What really helped was getting good legal and practical advice about union organizing and to start documenting everything early on, even the small acts of retaliation that seemed small or petty. It’s all part of a larger pattern that can only be revealed if well documented from the start. But it is also important to get advice about how to move forward. I think things could have worked out differently if I had asked OPEIU for legal representation in some of the disciplinary meetings I had with management. The company would have known that none of us were messing around and that we recognized management’s conduct as retaliation.
That said, the documenting we did of all the meetings we had with management, individually and collectively was one of the most vital acts we did as union organizers. New York is one of the US states that allows individuals to record meetings with other people without seeking consent first. These recordings were essential in helping us make claims to the NLRB after we were fired.
I can see the great potential the tech industry has to be worker-empowered and how it is possible to build that future.
Now that I have had a bit of time to reflect on my time at Kickstarter and my whistleblowing journey, I recognize the lasting impact it has had on me. As part of the union organizing committee, I felt I was part of something bigger than myself and that was vitally important. I cannot imagine what it would be like to try to blow the whistle alone. But even with the support I had, the gaslighting by managers and the emotional turmoil I experienced as an individual and as a professional has left me deeply anxious in ways I never thought possible. It feels like social situations large and small are super high stakes and I can’t escape that feeling of people expecting me to fail. Ever since my name and the words “fired” and “union” appeared together in every major online newspaper, applying for work has been such a scary task. I’m honestly not sure if I will ever be able to work in tech again, and I’m not sure I want to.

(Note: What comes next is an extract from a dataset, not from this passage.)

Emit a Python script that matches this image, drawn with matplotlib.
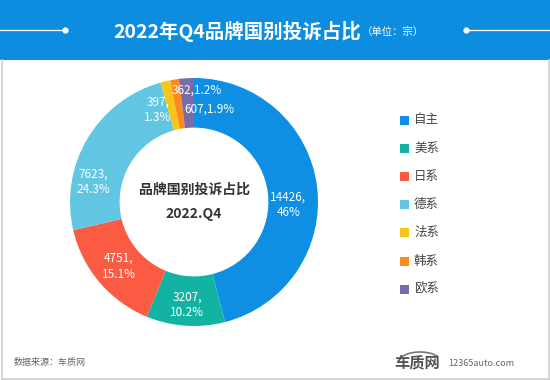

Yet this incredible journey has allowed me to educate others about what it is like to try to unionize. As a Fellow at the Engelberg Center on Innovation Law and Policy at NYU’s School of Law, I wrote, hosted and produced a 10-part podcast series called the “Kickstarter Union Oral History.” I explored with my colleagues how the union drive started, the challenges we faced and the aftermath of forming the very first tech union in the United States.
I look at tech through such a different lens now. The problems we faced at Kickstarter are not new. They exist across the tech industry and in every industry and in every organization that has hierarchical power structures. But I haven’t completely lost my optimism; I can see the great potential the tech industry has to be worker-empowered and how it is possible to build that future. Before I actually did the hard work to organize with my colleagues and blew the whistle, it was all just a dreamy idea to me. Now I can see the green shoots popping up everywhere as union drives are happening across tech. Some won’t be successful, but I hope many will be.